— Begin Available data —

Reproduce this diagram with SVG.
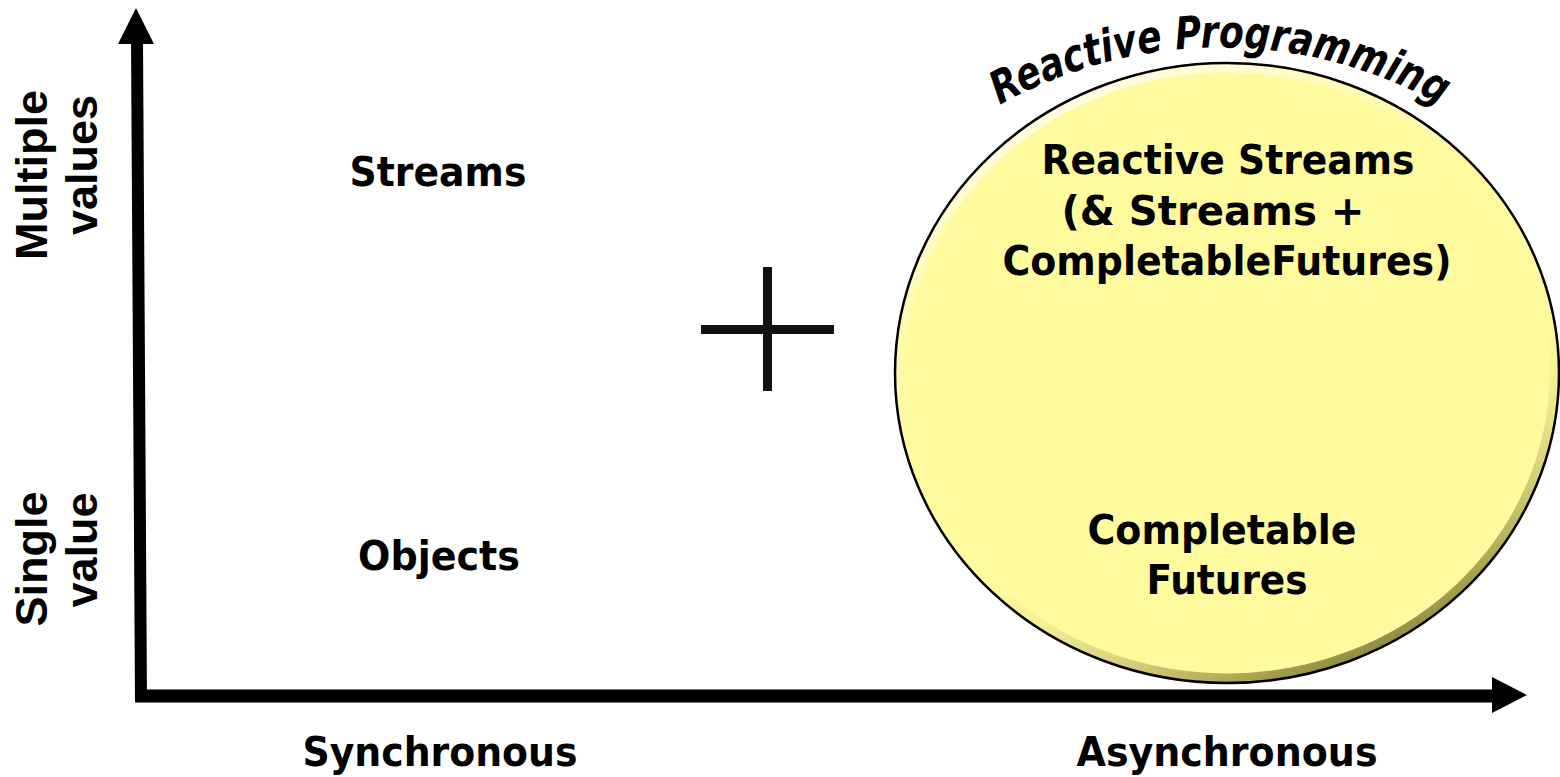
<svg xmlns="http://www.w3.org/2000/svg" width="1560" height="777" viewBox="0 0 1560 777">
  <style>
    .lbl { font-family: "DejaVu Sans", Verdana, sans-serif; font-weight: bold; font-size: 41px; fill: #000; text-anchor: middle; }
    .side { font-family: "Liberation Sans", Arial, sans-serif; font-weight: bold; font-size: 45px; fill: #000; text-anchor: middle; }
    .arc { font-family: "DejaVu Sans", Verdana, sans-serif; font-weight: bold; font-style: italic; font-size: 45px; fill: #000; }
    .axis { stroke: #000; stroke-width: 12; fill: none; }
    .plus { stroke: #111; stroke-width: 9; fill: none; }
  </style>
  <defs>
    <linearGradient id="bevel" x1="0.25" y1="0" x2="0.75" y2="1">
      <stop offset="0" stop-color="#ffffff" stop-opacity="0.85"/>
      <stop offset="0.45" stop-color="#fffa9e" stop-opacity="0"/>
      <stop offset="0.6" stop-color="#fffa9e" stop-opacity="0"/>
      <stop offset="1" stop-color="#5a5410" stop-opacity="0.85"/>
    </linearGradient>
    <path id="arcPath" d="M 975,120 A 450 450 0 0 1 1465,120"/>
  </defs>

  <g id="connectors">
    <line class="axis" x1="137" y1="40" x2="141" y2="702"/>
    <polygon points="136,8 118,44 154,44" fill="#000"/>
    <line class="axis" x1="135" y1="696" x2="1494" y2="696" style="stroke-width:13"/>
    <polygon points="1492,677 1527,695 1492,713" fill="#000"/>
  </g>

  <g id="y-labels">
    <text class="side" transform="translate(47,175) rotate(-90)">Multiple</text>
    <text class="side" transform="translate(97,165) rotate(-90)">values</text>
    <text class="side" transform="translate(47,559) rotate(-90)">Single</text>
    <text class="side" transform="translate(97,550) rotate(-90)">value</text>
  </g>

  <g id="x-labels">
    <text class="lbl" x="440" y="766" textLength="275" lengthAdjust="spacingAndGlyphs">Synchronous</text>
    <text class="lbl" x="1227" y="766" textLength="301" lengthAdjust="spacingAndGlyphs">Asynchronous</text>
  </g>

  <g id="streams">
    <text class="lbl" x="438" y="186" textLength="177" lengthAdjust="spacingAndGlyphs">Streams</text>
  </g>

  <g id="objects">
    <text class="lbl" x="439" y="570" textLength="162" lengthAdjust="spacingAndGlyphs">Objects</text>
  </g>

  <g id="plus">
    <line class="plus" x1="767.5" y1="267" x2="767.5" y2="391"/>
    <line class="plus" x1="701" y1="329.5" x2="834" y2="329.5"/>
  </g>

  <g id="reactive-programming">
    <ellipse cx="1227" cy="373" rx="332" ry="310" fill="#fffa9e"/>
    <ellipse cx="1227" cy="373" rx="327" ry="305" fill="none" stroke="url(#bevel)" stroke-width="9"/>
    <ellipse cx="1227" cy="373" rx="332" ry="310" fill="none" stroke="#000" stroke-width="2.5"/>
    <text class="arc"><textPath href="#arcPath" startOffset="50%" text-anchor="middle" textLength="460" lengthAdjust="spacingAndGlyphs">Reactive Programming</textPath></text>
    <text class="lbl" x="1228" y="174" textLength="373" lengthAdjust="spacingAndGlyphs">Reactive Streams</text>
    <text class="lbl" x="1213" y="225" textLength="303" lengthAdjust="spacingAndGlyphs">(&amp; Streams +</text>
    <text class="lbl" x="1227" y="275" textLength="449" lengthAdjust="spacingAndGlyphs">CompletableFutures)</text>
    <text class="lbl" x="1222" y="544" textLength="269" lengthAdjust="spacingAndGlyphs">Completable</text>
    <text class="lbl" x="1227" y="594" textLength="161" lengthAdjust="spacingAndGlyphs">Futures</text>
  </g>
</svg>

— End Available data —

• [Directions for this task]:
All of the material above needs to be restated exactly, with no pictures.

• [Result of this task]:
Reproduce this diagram with SVG.
<svg xmlns="http://www.w3.org/2000/svg" width="1560" height="777" viewBox="0 0 1560 777">
  <style>
    .lbl { font-family: "DejaVu Sans", Verdana, sans-serif; font-weight: bold; font-size: 41px; fill: #000; text-anchor: middle; }
    .side { font-family: "Liberation Sans", Arial, sans-serif; font-weight: bold; font-size: 45px; fill: #000; text-anchor: middle; }
    .arc { font-family: "DejaVu Sans", Verdana, sans-serif; font-weight: bold; font-style: italic; font-size: 45px; fill: #000; }
    .axis { stroke: #000; stroke-width: 12; fill: none; }
    .plus { stroke: #111; stroke-width: 9; fill: none; }
  </style>
  <defs>
    <linearGradient id="bevel" x1="0.25" y1="0" x2="0.75" y2="1">
      <stop offset="0" stop-color="#ffffff" stop-opacity="0.85"/>
      <stop offset="0.45" stop-color="#fffa9e" stop-opacity="0"/>
      <stop offset="0.6" stop-color="#fffa9e" stop-opacity="0"/>
      <stop offset="1" stop-color="#5a5410" stop-opacity="0.85"/>
    </linearGradient>
    <path id="arcPath" d="M 975,120 A 450 450 0 0 1 1465,120"/>
  </defs>

  <g id="connectors">
    <line class="axis" x1="137" y1="40" x2="141" y2="702"/>
    <polygon points="136,8 118,44 154,44" fill="#000"/>
    <line class="axis" x1="135" y1="696" x2="1494" y2="696" style="stroke-width:13"/>
    <polygon points="1492,677 1527,695 1492,713" fill="#000"/>
  </g>

  <g id="y-labels">
    <text class="side" transform="translate(47,175) rotate(-90)">Multiple</text>
    <text class="side" transform="translate(97,165) rotate(-90)">values</text>
    <text class="side" transform="translate(47,559) rotate(-90)">Single</text>
    <text class="side" transform="translate(97,550) rotate(-90)">value</text>
  </g>

  <g id="x-labels">
    <text class="lbl" x="440" y="766" textLength="275" lengthAdjust="spacingAndGlyphs">Synchronous</text>
    <text class="lbl" x="1227" y="766" textLength="301" lengthAdjust="spacingAndGlyphs">Asynchronous</text>
  </g>

  <g id="streams">
    <text class="lbl" x="438" y="186" textLength="177" lengthAdjust="spacingAndGlyphs">Streams</text>
  </g>

  <g id="objects">
    <text class="lbl" x="439" y="570" textLength="162" lengthAdjust="spacingAndGlyphs">Objects</text>
  </g>

  <g id="plus">
    <line class="plus" x1="767.5" y1="267" x2="767.5" y2="391"/>
    <line class="plus" x1="701" y1="329.5" x2="834" y2="329.5"/>
  </g>

  <g id="reactive-programming">
    <ellipse cx="1227" cy="373" rx="332" ry="310" fill="#fffa9e"/>
    <ellipse cx="1227" cy="373" rx="327" ry="305" fill="none" stroke="url(#bevel)" stroke-width="9"/>
    <ellipse cx="1227" cy="373" rx="332" ry="310" fill="none" stroke="#000" stroke-width="2.5"/>
    <text class="arc"><textPath href="#arcPath" startOffset="50%" text-anchor="middle" textLength="460" lengthAdjust="spacingAndGlyphs">Reactive Programming</textPath></text>
    <text class="lbl" x="1228" y="174" textLength="373" lengthAdjust="spacingAndGlyphs">Reactive Streams</text>
    <text class="lbl" x="1213" y="225" textLength="303" lengthAdjust="spacingAndGlyphs">(&amp; Streams +</text>
    <text class="lbl" x="1227" y="275" textLength="449" lengthAdjust="spacingAndGlyphs">CompletableFutures)</text>
    <text class="lbl" x="1222" y="544" textLength="269" lengthAdjust="spacingAndGlyphs">Completable</text>
    <text class="lbl" x="1227" y="594" textLength="161" lengthAdjust="spacingAndGlyphs">Futures</text>
  </g>
</svg>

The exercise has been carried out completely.